Puck in A Midsummer Night's Dram (Derby Playhouse)
BNottom, Titania and fairies

It's been nine eventful, sometimes troublesome years since Derby Playhouse presented a Shakespeare play. Financial problems which meant the management were forced to choose productions with small casts appear, thankfully, to be over. The current creative team have been in post for almost two years; their productions tend to be safe choices although they put a slightly unusual interpretation on them.

You might think that putting on one of the Bard's most performed plays is lacking imagination and you'd be right. It would be excusable if Karen Louise Hebden's production gave us a new insight into Shakespeare's genius - but there's a slightly sinister feel to this version of A Midsummer Night's Dream which means that some of the comedy suffers.

Little of the blame can be placed on the actors; most of them are excellent. But on the night I saw the play it seemed to be lacking a spark which would make it memorable rather than adequate.

One of the main problems seems to be with Rosie Alabaster's set. The wood in which a large percentage of the action takes place has none of the magical qualities you would expect. Some of the trees are like telegraph poles; the rest resemble masts with protruding rungs so that Puck can climb them.

The set does have its good points: a stream on one side of the stage is used by Puck for his first imaginative entrance and is the resting place for Hermia after an altercation with Helena; and a ladder leads to a comical exit by the mechanicals who are frightened silly when they see Bottom wearing his ass's head.

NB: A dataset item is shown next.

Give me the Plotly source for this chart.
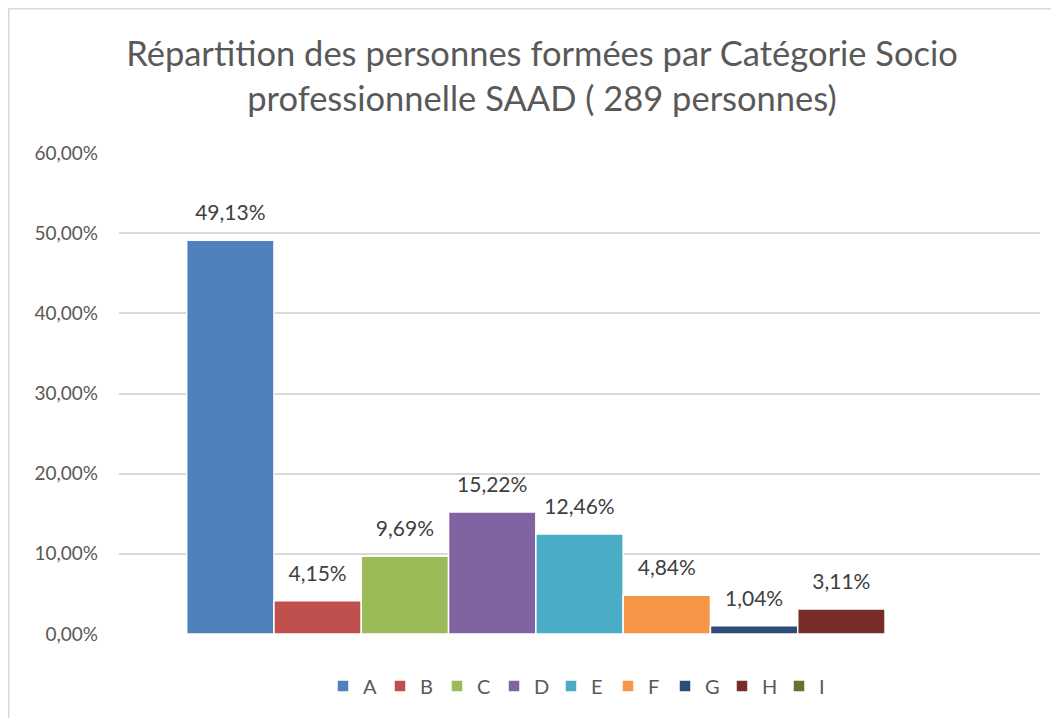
import plotly.graph_objects as go

categories = ["A", "B", "C", "D", "E", "F", "G", "H", "I"]
values = [0.4913, 0.0415, 0.0969, 0.1522, 0.1246, 0.0484, 0.0104, 0.0311, None]
colors = ["#4F81BD", "#C0504D", "#9BBB59", "#8064A2", "#4BACC6",
          "#F79646", "#2C4D75", "#772C2A", "#5F7530"]
group_label = ["CSP"]
y_ticks = [0, 0.1, 0.2, 0.3, 0.4, 0.5, 0.6]

FONT = "Lato, 'Open Sans', sans-serif"

fig = go.Figure()
for name, v, c in zip(categories, values, colors):
    fig.add_trace(go.Bar(
        x=group_label, y=[v], name=name, offsetgroup=name,
        marker=dict(color=c, line=dict(color="white", width=1.5)),
    ))
for name, v in zip(categories, values):
    fig.add_trace(go.Scatter(
        x=group_label, y=[v], offsetgroup=name, showlegend=False,
        mode="markers+text", texttemplate="%{y:.2%}", textposition="top center",
        marker=dict(size=22, opacity=0),
        textfont=dict(family=FONT, size=21, color="#404040"),
        cliponaxis=False, hoverinfo="skip",
    ))

# page is offset by the 8px body margin
W, H = 1051, 710
L, R, T, B = 111, 19, 145, 84
pw, ph = W - L - R, H - T - B

def px(x):
    return (x - 8 - L) / pw

def py(y):
    return (H - B - (y - 8)) / ph

fig.update_layout(
    width=W, height=H,
    margin=dict(l=L, r=R, t=T, b=B),
    paper_bgcolor="white", plot_bgcolor="white",
    separators=", ",
    barmode="group", bargap=0.147, bargroupgap=0.0,
    scattermode="group", scattergap=0.147,
    title=dict(
        text="Répartition des personnes formées par Catégorie Socio<br>professionnelle SAAD ( 289 personnes)",
        xref="container", x=(542 - 8) / W, xanchor="center",
        yref="container", y=1 - 58 / H, yanchor="top",
        font=dict(family=FONT, size=34.5, color="#595959"),
    ),
    xaxis=dict(showticklabels=False, showgrid=False, zeroline=False,
               showline=False, ticks=""),
    yaxis=dict(range=[0, 0.6], tickvals=y_ticks, tickformat=".2%",
               showgrid=True, gridcolor="#D9D9D9", gridwidth=1.5,
               zeroline=False, showline=False, ticks="",
               ticklabelstandoff=20,
               tickfont=dict(family=FONT, size=19, color="#595959")),
    legend=dict(orientation="h", x=0.5, xanchor="center",
                y=py(686), yanchor="middle", itemwidth=30,
                entrywidth=12, entrywidthmode="pixels",
                font=dict(family=FONT, size=20, color="#595959"),
                traceorder="normal"),
    showlegend=True,
)

# chart-area border (Excel style)
fig.add_shape(type="line", xref="paper", yref="paper",
              x0=px(7), x1=px(1070), y0=py(8), y1=py(8),
              line=dict(color="#D9D9D9", width=3))
fig.add_shape(type="line", xref="paper", yref="paper",
              x0=px(8), x1=px(8), y0=py(8), y1=py(730),
              line=dict(color="#D9D9D9", width=3))

fig.write_html("out.html")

Alexi Kaye Campbell's performance as Oberon is also sinister. There are times when he almost adopts a pantomime baddie stance as he gets Puck to do his bidding. Kelvin Towse's music often sounds slightly menacing rather than ethereal and occasionally you're expecting to see Ali Baba strutting across the stage.

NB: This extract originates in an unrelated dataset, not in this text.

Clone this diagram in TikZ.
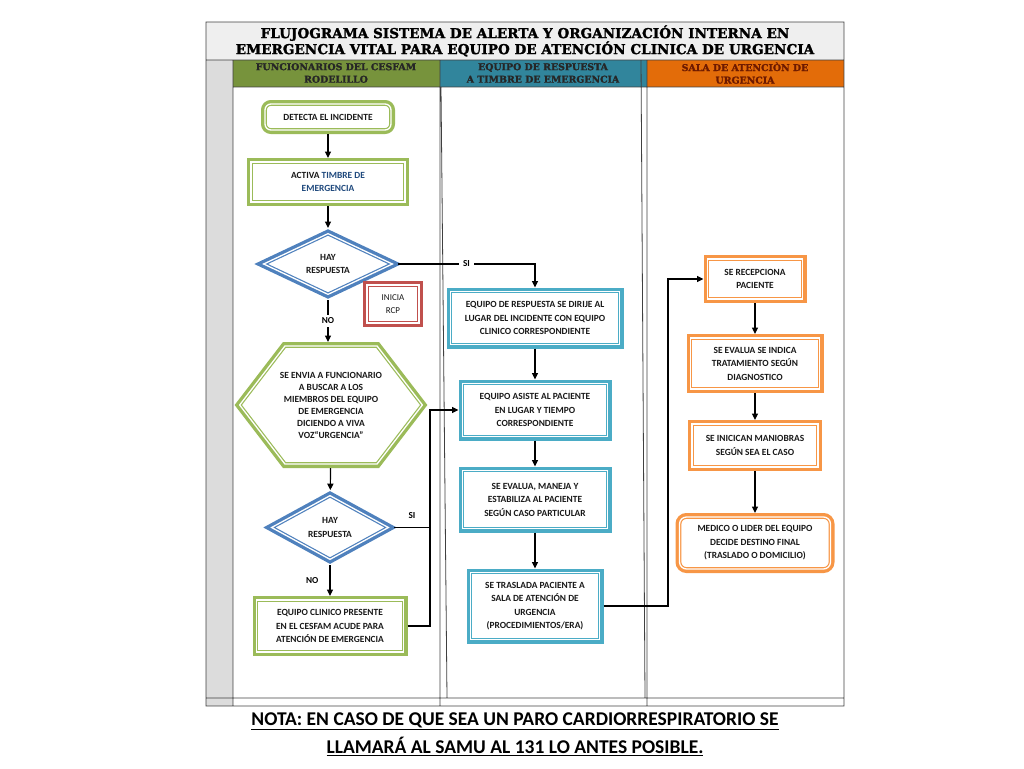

The successes of the show are undoubtedly the mechanicals. Conor Moloney is a real ass as Bottom and Adam Stafford a masterful Peter Quince. Derbyshire-born Steven Blakeley, the first Derby Playhouse Youth and Community Theatre member to return as a professional, is striking as Flute; his death scene as Thisbe in the wedding feast play is superb.

Paul Ewing is a lithe, extremely agile Puck who is very impressive in the second half when he flies effortlessly across the stage. The fairies, provided by the Egg Theatre Academy at the Playhouse, are also enchanting. Tina Machugh's lighting is striking and atmospheric.

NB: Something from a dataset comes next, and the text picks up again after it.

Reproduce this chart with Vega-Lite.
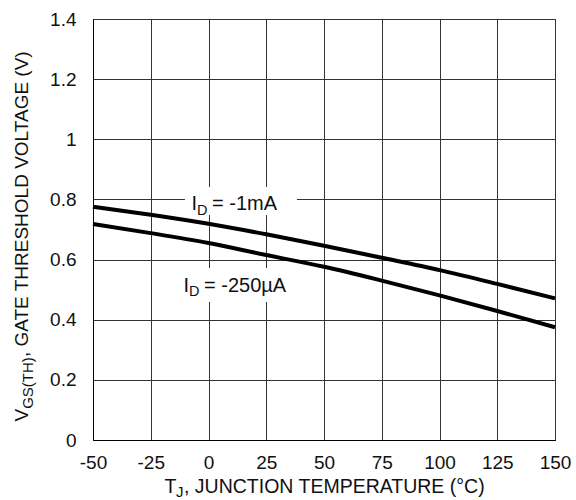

But while individually the actors give creditable performances, not enough is made of the fighting between Lysander and Demetrius nor the animosity between Helena and Hermia. These can be some of the funniest scenes in the Shakespearean canon but here they invoke moderate amusement rather than hilarity.

It's good to have the Bard back on the Playhouse stage after such a long absence - but it's disappointing that this Dream tries to be too clever and doesn't bring out all the play's magical, comedic qualities.